Utah may be the first state to select a state gun. Lawmakers are considering a bill to designate the Browning M1911 the official sidearm. But, according to The Star, Jan. 26, protests have already arisen, making the debate not about honoring Browning, but about gun rights because of recent mass shootings.
Representative Carl Wimmer, sponsor of H.B. 219, said the designation should honor the gun’s inventor John Moses Browning (left), a Utah native. Browning invented the firearm (also, left) in 1911, and the semiautomatic has proven to be so durable and reliable that it has been in service with US military, law enforcement and private citizens ever since. The Star reported that the bill was approved in committee by a 9-2 vote and “is scheduled to be debated by the full House as early as Wednesday.”
The Browning M1911 became an official Army pistol in 1911. According to the Christian Science Monitor (CSM), Jan. 26, the gun "… was first tested in action in Mexico as the US Army chased the Mexican raider Pancho Villa after his attack on Columbus, N.M, in 1916."
But lawmakers in the Beehive State are divided in their opinions about the bill.
House minority leader David Litvak opposes designating a state gun, but gives this warning about the Arizona shooting: “We need to be careful about using that tragedy to push a political position,” and suggests honoring Browning for all his inventions, not just the M1911.
And State Representative Jennifer Seelig voted against the measure, saying that although she supports gun rights, she sees this bill as sending a bad message about Utah, because a gun is such a polarizing symbol. “It has a lot of deep-rooted, complex and complicated meanings on a wide spectrum, from defending life to taking it," she explained. Seelig would also like to honor Browning in a different way.
But Wimmer said he’d been planning to introduce the bill for about a year, and the Arizona shooting didn’t change his mind. “There is nothing about the actions of a madman to change the fact that firearms have been used throughout our history to defend American values and traditions," he noted.
His view is also supported by Representative Stephen Sandstrom, who thinks the designation of the state gun is appropriate for Browning. He explains,
Instead of the gun being blamed for killing people, it should be credited for saving lives on the battlefield.
Tragic events happen because of bad people in this world. But handguns, and firearms in general, do not kill people. We need to stop demonizing firearms.

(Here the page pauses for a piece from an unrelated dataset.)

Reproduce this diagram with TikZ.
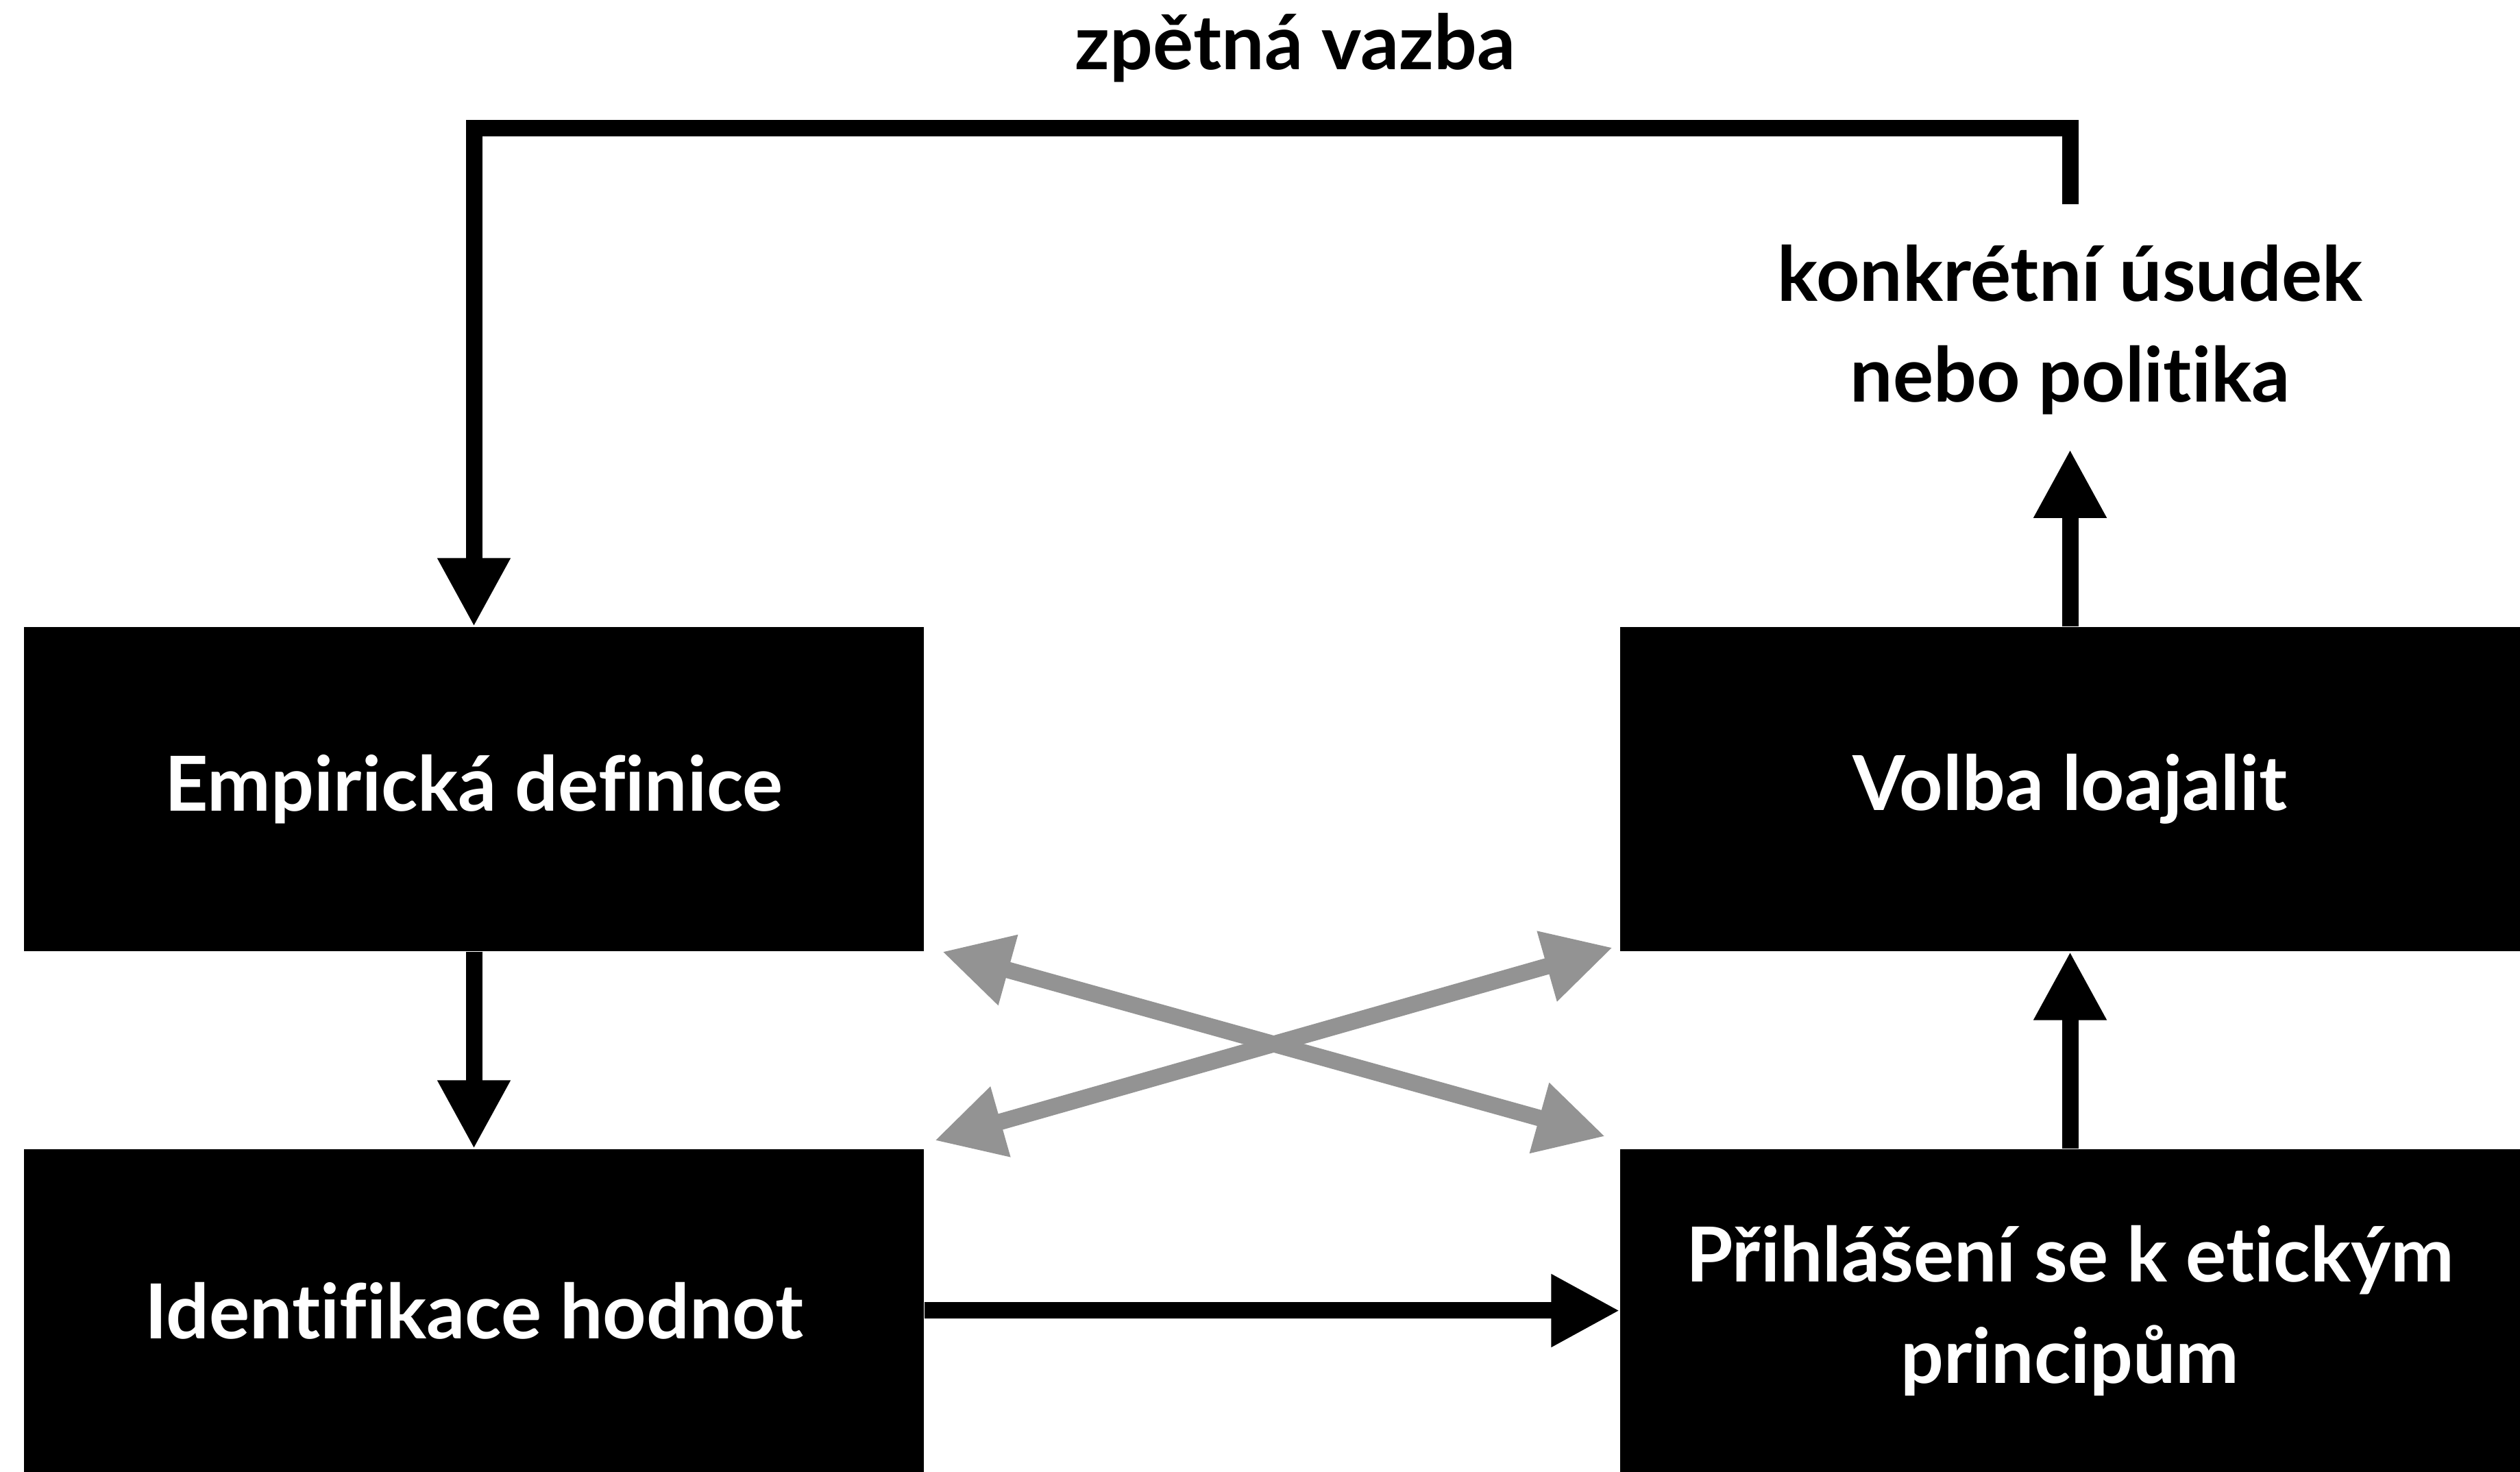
\documentclass[tikz,border=0pt]{standalone}
\usepackage{fontspec}
\setmainfont{Lato}[Ligatures=NoCommon]
\usepackage{tikz}
\usetikzlibrary{arrows.meta,positioning}

\definecolor{crossgray}{RGB}{147,147,147}

\tikzset{
  box/.style={rectangle,fill=black,text=white,minimum width=13.13cm,
    inner sep=0pt,align=center,font=\fontsize{31.5}{42}\selectfont\bfseries},
  lbl/.style={align=center,inner sep=0pt,font=\fontsize{31.5}{42}\selectfont\bfseries},
  arr/.style={line width=0.24cm,-{Triangle[length=1cm,width=1cm]}},
  xarr/.style={line width=0.24cm,crossgray,
    {Triangle[length=1cm,width=1cm]}-{Triangle[length=1cm,width=1cm]}}
}

\begin{document}
\begin{tikzpicture}
\useasboundingbox (0,0) rectangle (36.77,21.48);

\node[box,minimum height=4.73cm] at (6.915,9.965) (emp) {Empirická definice};
\node[box,minimum height=4.73cm] at (30.205,9.965) (volba) {Volba loajalit};
\node[box,minimum height=4.71cm] at (6.915,2.355) (ident) {Identifikace hodnot};
\node[box,minimum height=4.71cm] at (30.205,2.355) (prihl) {Přihlášení se k etickým\\principům};

\node[lbl] at (30.205,16.67) (usudek) {konkrétní úsudek\\nebo politika};
\node[lbl] at (18.9,20.78) (zpetna) {zpětná vazba};

% feedback loop
\coordinate (fbstart) at (30.205,18.50);
\coordinate (fbtop) at (18.9,19.61);
\draw[arr] (fbstart) |- (fbtop) -| (emp.north);

\draw[arr] (volba.north) -- ([yshift=-0.5cm]usudek.south);
\draw[arr] (emp.south) -- (ident.north);
\draw[arr] (prihl.north) -- (volba.south);
\draw[arr] (ident.east) -- (prihl.west);

% crossing links
\draw[xarr] ([xshift=0.26cm]emp.south east) -- ([xshift=-0.21cm,yshift=0.18cm]prihl.north west);
\draw[xarr] ([xshift=0.15cm,yshift=0.12cm]ident.north east) -- ([xshift=-0.10cm,yshift=0.06cm]volba.south west);
\end{tikzpicture}
\end{document}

Steve Gunn, board member of the Gun Violence Prevention Center in Utah, denounced the “state gun” idea despite the fact that the perpetrators of recent mass shootings in America used semiautomatic pistols. (The Arizona shooting which resulted in six deaths was carried out with a Glock.) He said, “It's an embarrassment to the state to have as a symbol that was used only a few weeks ago to kill innocent people.”
The CSM also reported that Pennsylvania is in the race for first state to designate a state gun:
A bill in Pennsylvania's state senate aims to make the mid-18th century Pennsylvania long rifle, a technological milestone in gun innovation for its range and durability, an official symbol.
"It served, truly, to help win the battles that established our independence ... and to open up the frontier as the nation moved west," Army firearms curator Randy Hackenburg, told Pennlive.com.
The New York Times
reported on Wednesday that regardless of whether or not Browning’s gun gets a state designation, his birthday is still honored:
On Monday, the Utah State Capitol celebrated Browning Day, honoring John Moses Browning, native son and maker of the nominee for Official State Firearm. There were speeches, a proclamation, a flyover by a National Guard helicopter, and, of course, a rotunda full of guns. "We recognize his efforts to preserve the Constitution," Governor Gary Herbert said.